— start —

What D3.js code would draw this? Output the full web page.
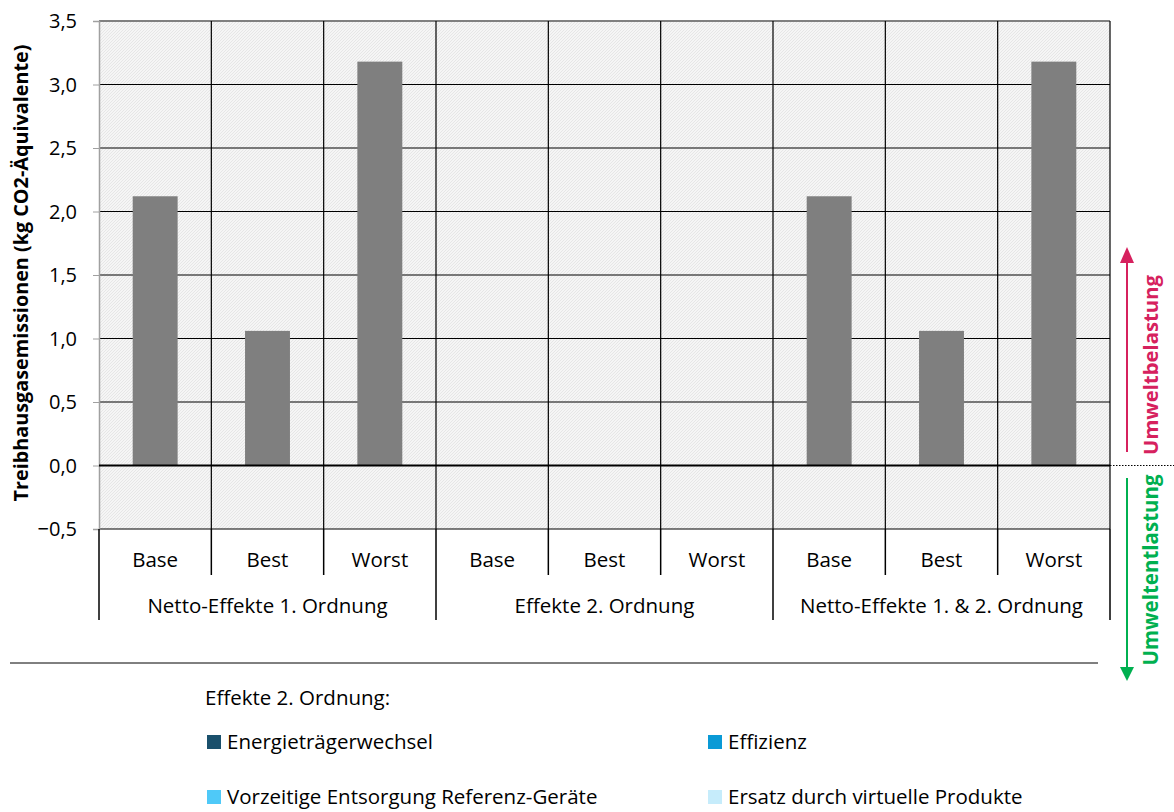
<!DOCTYPE html>
<html><head><meta charset="utf-8">
<script src="https://cdn.jsdelivr.net/npm/d3@7"></script>
<style>body{margin:0;background:#fff}svg{display:block}text{font-family:"Open Sans",Lato,sans-serif;}</style>
</head><body>
<svg id="c" width="1174" height="812"></svg>
<script>
const scenarios = ["Base","Best","Worst","Base","Best","Worst","Base","Best","Worst"];
const groups = ["Netto-Effekte 1. Ordnung","Effekte 2. Ordnung","Netto-Effekte 1. & 2. Ordnung"];
const netValues = [2.12,1.06,3.18,0,0,0,2.12,1.06,3.18];
const energietraeger = [0,0,0,0,0,0,0,0,0];
const effizienz = [0,0,0,0,0,0,0,0,0];
const vorzeitig = [0,0,0,0,0,0,0,0,0];
const ersatz = [0,0,0,0,0,0,0,0,0];
const yTicks = [-0.5,0,0.5,1,1.5,2,2.5,3,3.5];
const legendTitle = "Effekte 2. Ordnung:";
const legendItems = ["Energieträgerwechsel","Effizienz","Vorzeitige Entsorgung Referenz-Geräte","Ersatz durch virtuelle Produkte"];
const legendColors = ["#1a506c","#0a9ad6","#4fc9f8","#c6ecfb"];

const svg = d3.select("#c");
const L=99, R=1110, T=21, B=529;
const x = d3.scaleBand().domain(d3.range(9)).range([L,R]).paddingInner(0).paddingOuter(0);
const y = d3.scaleLinear().domain([-0.5,3.5]).range([B,T]);
const FS = 20.5;

const defs = svg.append("defs");
const pat = defs.append("pattern").attr("id","hatch").attr("patternUnits","userSpaceOnUse").attr("width",3).attr("height",3);
pat.append("rect").attr("width",3).attr("height",3).attr("fill","#f5f5f5");
pat.append("path").attr("d","M0,3 L3,0").attr("stroke","#e0e0e0").attr("stroke-width",0.7);
svg.append("rect").attr("x",L).attr("y",T).attr("width",R-L).attr("height",B-T).attr("fill","url(#hatch)");

// horizontal gridlines
svg.append("g").selectAll("line").data(yTicks).join("line")
  .attr("x1",L).attr("x2",R).attr("y1",d=>y(d)).attr("y2",d=>y(d))
  .attr("stroke",d=>d===3.5?"#808080":"#000").attr("stroke-width",d=>d===3.5?2:1.1);
// vertical category lines
svg.append("g").selectAll("line").data(d3.range(1,9)).join("line")
  .attr("x1",d=>x(d)).attr("x2",d=>x(d)).attr("y1",T).attr("y2",B)
  .attr("stroke","#000").attr("stroke-width",1.2);
svg.append("line").attr("x1",R).attr("x2",R).attr("y1",T).attr("y2",B).attr("stroke","#000").attr("stroke-width",1.2);

// y axis
const yAxis = svg.append("g").attr("transform",`translate(${L},0)`)
  .call(d3.axisLeft(y).tickValues(yTicks).tickSize(6).tickFormat(d=>d3.format(".1f")(d).replace(".",",")));
yAxis.select(".domain").attr("stroke","#a0a0a0").attr("stroke-width",1.5);
yAxis.selectAll(".tick line").attr("stroke","#a0a0a0");
yAxis.selectAll("text").attr("font-size",20).attr("fill","#000").attr("x",-22).attr("dy","0.34em");

// bars
const bw = x.bandwidth()*0.4;
svg.append("g").selectAll("rect").data(netValues).join("rect")
  .attr("x",(d,i)=>x(i)+(x.bandwidth()-bw)/2).attr("width",bw)
  .attr("y",d=>y(Math.max(0,d))).attr("height",d=>Math.abs(y(d)-y(0)))
  .attr("fill","#7f7f7f");
// stacked 2nd-order series (all zero)
[energietraeger,effizienz,vorzeitig,ersatz].forEach((s,k)=>{
  svg.append("g").selectAll("rect").data(s).join("rect")
    .attr("x",(d,i)=>x(i)+(x.bandwidth()-bw)/2).attr("width",bw)
    .attr("y",d=>y(Math.max(0,d))).attr("height",d=>Math.abs(y(d)-y(0)))
    .attr("fill",legendColors[k]);
});
// zero line
svg.append("line").attr("x1",L).attr("x2",R).attr("y1",y(0)).attr("y2",y(0)).attr("stroke","#000").attr("stroke-width",2.2);
svg.append("line").attr("x1",R).attr("x2",1174).attr("y1",y(0)).attr("y2",y(0)).attr("stroke","#000").attr("stroke-width",1).attr("stroke-dasharray","1.5,1.5");

// category axis
const cat = svg.append("g");
cat.selectAll("line.s").data(d3.range(0,10)).join("line")
  .attr("x1",d=>d===9?R:x(d)).attr("x2",d=>d===9?R:x(d)).attr("y1",B).attr("y2",d=>d%3===0?620:575)
  .attr("stroke","#000").attr("stroke-width",1.5);
cat.selectAll("text.sc").data(scenarios).join("text")
  .attr("x",(d,i)=>x(i)+x.bandwidth()/2).attr("y",567).attr("text-anchor","middle").attr("font-size",FS).text(d=>d);
cat.selectAll("text.g").data(groups).join("text")
  .attr("x",(d,i)=>(x(i*3)+ (i===2?R:x(i*3+3)))/2).attr("y",613).attr("text-anchor","middle").attr("font-size",FS).text(d=>d);

// y title
svg.append("text").attr("transform","translate(28,273) rotate(-90)").attr("text-anchor","middle")
  .attr("font-size",19.8).attr("font-weight","bold").text("Treibhausgasemissionen (kg CO2-Äquivalente)");

// separator line
svg.append("line").attr("x1",10).attr("x2",1098).attr("y1",663).attr("y2",663).attr("stroke","#000").attr("stroke-width",1);

// legend
svg.append("text").attr("x",205).attr("y",705).attr("font-size",FS).text(legendTitle);
const lg = svg.append("g").selectAll("g").data(legendItems).join("g")
  .attr("transform",(d,i)=>`translate(${i%2===0?207:708},${i<2?742:797})`);
lg.append("rect").attr("x",0).attr("y",-7).attr("width",14).attr("height",14).attr("fill",(d,i)=>legendColors[i]);
lg.append("text").attr("x",20).attr("y",7).attr("font-size",FS).text(d=>d);

// right arrows
const pink="#d6215e", green="#00b050";
svg.append("line").attr("x1",1127).attr("x2",1127).attr("y1",452).attr("y2",258).attr("stroke",pink).attr("stroke-width",2);
svg.append("path").attr("d","M1120,263 L1127,247 L1134,263 Z").attr("fill",pink);
svg.append("text").attr("transform","translate(1158,365) rotate(-90)").attr("text-anchor","middle")
  .attr("font-size",20.3).attr("font-weight","bold").attr("fill",pink).text("Umweltbelastung");
svg.append("line").attr("x1",1127).attr("x2",1127).attr("y1",478).attr("y2",670).attr("stroke",green).attr("stroke-width",2);
svg.append("path").attr("d","M1120,667 L1127,681 L1134,667 Z").attr("fill",green);
svg.append("text").attr("transform","translate(1158,570) rotate(-90)").attr("text-anchor","middle")
  .attr("font-size",20.5).attr("font-weight","bold").attr("fill",green).text("Umweltentlastung");
</script>
</body></html>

— end —

## [What you should do]
Leave out the pictures and print every line of the data exactly.

## [The solution]
What D3.js code would draw this? Output the full web page.
<!DOCTYPE html>
<html><head><meta charset="utf-8">
<script src="https://cdn.jsdelivr.net/npm/d3@7"></script>
<style>body{margin:0;background:#fff}svg{display:block}text{font-family:"Open Sans",Lato,sans-serif;}</style>
</head><body>
<svg id="c" width="1174" height="812"></svg>
<script>
const scenarios = ["Base","Best","Worst","Base","Best","Worst","Base","Best","Worst"];
const groups = ["Netto-Effekte 1. Ordnung","Effekte 2. Ordnung","Netto-Effekte 1. & 2. Ordnung"];
const netValues = [2.12,1.06,3.18,0,0,0,2.12,1.06,3.18];
const energietraeger = [0,0,0,0,0,0,0,0,0];
const effizienz = [0,0,0,0,0,0,0,0,0];
const vorzeitig = [0,0,0,0,0,0,0,0,0];
const ersatz = [0,0,0,0,0,0,0,0,0];
const yTicks = [-0.5,0,0.5,1,1.5,2,2.5,3,3.5];
const legendTitle = "Effekte 2. Ordnung:";
const legendItems = ["Energieträgerwechsel","Effizienz","Vorzeitige Entsorgung Referenz-Geräte","Ersatz durch virtuelle Produkte"];
const legendColors = ["#1a506c","#0a9ad6","#4fc9f8","#c6ecfb"];

const svg = d3.select("#c");
const L=99, R=1110, T=21, B=529;
const x = d3.scaleBand().domain(d3.range(9)).range([L,R]).paddingInner(0).paddingOuter(0);
const y = d3.scaleLinear().domain([-0.5,3.5]).range([B,T]);
const FS = 20.5;

const defs = svg.append("defs");
const pat = defs.append("pattern").attr("id","hatch").attr("patternUnits","userSpaceOnUse").attr("width",3).attr("height",3);
pat.append("rect").attr("width",3).attr("height",3).attr("fill","#f5f5f5");
pat.append("path").attr("d","M0,3 L3,0").attr("stroke","#e0e0e0").attr("stroke-width",0.7);
svg.append("rect").attr("x",L).attr("y",T).attr("width",R-L).attr("height",B-T).attr("fill","url(#hatch)");

// horizontal gridlines
svg.append("g").selectAll("line").data(yTicks).join("line")
  .attr("x1",L).attr("x2",R).attr("y1",d=>y(d)).attr("y2",d=>y(d))
  .attr("stroke",d=>d===3.5?"#808080":"#000").attr("stroke-width",d=>d===3.5?2:1.1);
// vertical category lines
svg.append("g").selectAll("line").data(d3.range(1,9)).join("line")
  .attr("x1",d=>x(d)).attr("x2",d=>x(d)).attr("y1",T).attr("y2",B)
  .attr("stroke","#000").attr("stroke-width",1.2);
svg.append("line").attr("x1",R).attr("x2",R).attr("y1",T).attr("y2",B).attr("stroke","#000").attr("stroke-width",1.2);

// y axis
const yAxis = svg.append("g").attr("transform",`translate(${L},0)`)
  .call(d3.axisLeft(y).tickValues(yTicks).tickSize(6).tickFormat(d=>d3.format(".1f")(d).replace(".",",")));
yAxis.select(".domain").attr("stroke","#a0a0a0").attr("stroke-width",1.5);
yAxis.selectAll(".tick line").attr("stroke","#a0a0a0");
yAxis.selectAll("text").attr("font-size",20).attr("fill","#000").attr("x",-22).attr("dy","0.34em");

// bars
const bw = x.bandwidth()*0.4;
svg.append("g").selectAll("rect").data(netValues).join("rect")
  .attr("x",(d,i)=>x(i)+(x.bandwidth()-bw)/2).attr("width",bw)
  .attr("y",d=>y(Math.max(0,d))).attr("height",d=>Math.abs(y(d)-y(0)))
  .attr("fill","#7f7f7f");
// stacked 2nd-order series (all zero)
[energietraeger,effizienz,vorzeitig,ersatz].forEach((s,k)=>{
  svg.append("g").selectAll("rect").data(s).join("rect")
    .attr("x",(d,i)=>x(i)+(x.bandwidth()-bw)/2).attr("width",bw)
    .attr("y",d=>y(Math.max(0,d))).attr("height",d=>Math.abs(y(d)-y(0)))
    .attr("fill",legendColors[k]);
});
// zero line
svg.append("line").attr("x1",L).attr("x2",R).attr("y1",y(0)).attr("y2",y(0)).attr("stroke","#000").attr("stroke-width",2.2);
svg.append("line").attr("x1",R).attr("x2",1174).attr("y1",y(0)).attr("y2",y(0)).attr("stroke","#000").attr("stroke-width",1).attr("stroke-dasharray","1.5,1.5");

// category axis
const cat = svg.append("g");
cat.selectAll("line.s").data(d3.range(0,10)).join("line")
  .attr("x1",d=>d===9?R:x(d)).attr("x2",d=>d===9?R:x(d)).attr("y1",B).attr("y2",d=>d%3===0?620:575)
  .attr("stroke","#000").attr("stroke-width",1.5);
cat.selectAll("text.sc").data(scenarios).join("text")
  .attr("x",(d,i)=>x(i)+x.bandwidth()/2).attr("y",567).attr("text-anchor","middle").attr("font-size",FS).text(d=>d);
cat.selectAll("text.g").data(groups).join("text")
  .attr("x",(d,i)=>(x(i*3)+ (i===2?R:x(i*3+3)))/2).attr("y",613).attr("text-anchor","middle").attr("font-size",FS).text(d=>d);

// y title
svg.append("text").attr("transform","translate(28,273) rotate(-90)").attr("text-anchor","middle")
  .attr("font-size",19.8).attr("font-weight","bold").text("Treibhausgasemissionen (kg CO2-Äquivalente)");

// separator line
svg.append("line").attr("x1",10).attr("x2",1098).attr("y1",663).attr("y2",663).attr("stroke","#000").attr("stroke-width",1);

// legend
svg.append("text").attr("x",205).attr("y",705).attr("font-size",FS).text(legendTitle);
const lg = svg.append("g").selectAll("g").data(legendItems).join("g")
  .attr("transform",(d,i)=>`translate(${i%2===0?207:708},${i<2?742:797})`);
lg.append("rect").attr("x",0).attr("y",-7).attr("width",14).attr("height",14).attr("fill",(d,i)=>legendColors[i]);
lg.append("text").attr("x",20).attr("y",7).attr("font-size",FS).text(d=>d);

// right arrows
const pink="#d6215e", green="#00b050";
svg.append("line").attr("x1",1127).attr("x2",1127).attr("y1",452).attr("y2",258).attr("stroke",pink).attr("stroke-width",2);
svg.append("path").attr("d","M1120,263 L1127,247 L1134,263 Z").attr("fill",pink);
svg.append("text").attr("transform","translate(1158,365) rotate(-90)").attr("text-anchor","middle")
  .attr("font-size",20.3).attr("font-weight","bold").attr("fill",pink).text("Umweltbelastung");
svg.append("line").attr("x1",1127).attr("x2",1127).attr("y1",478).attr("y2",670).attr("stroke",green).attr("stroke-width",2);
svg.append("path").attr("d","M1120,667 L1127,681 L1134,667 Z").attr("fill",green);
svg.append("text").attr("transform","translate(1158,570) rotate(-90)").attr("text-anchor","middle")
  .attr("font-size",20.5).attr("font-weight","bold").attr("fill",green).text("Umweltentlastung");
</script>
</body></html>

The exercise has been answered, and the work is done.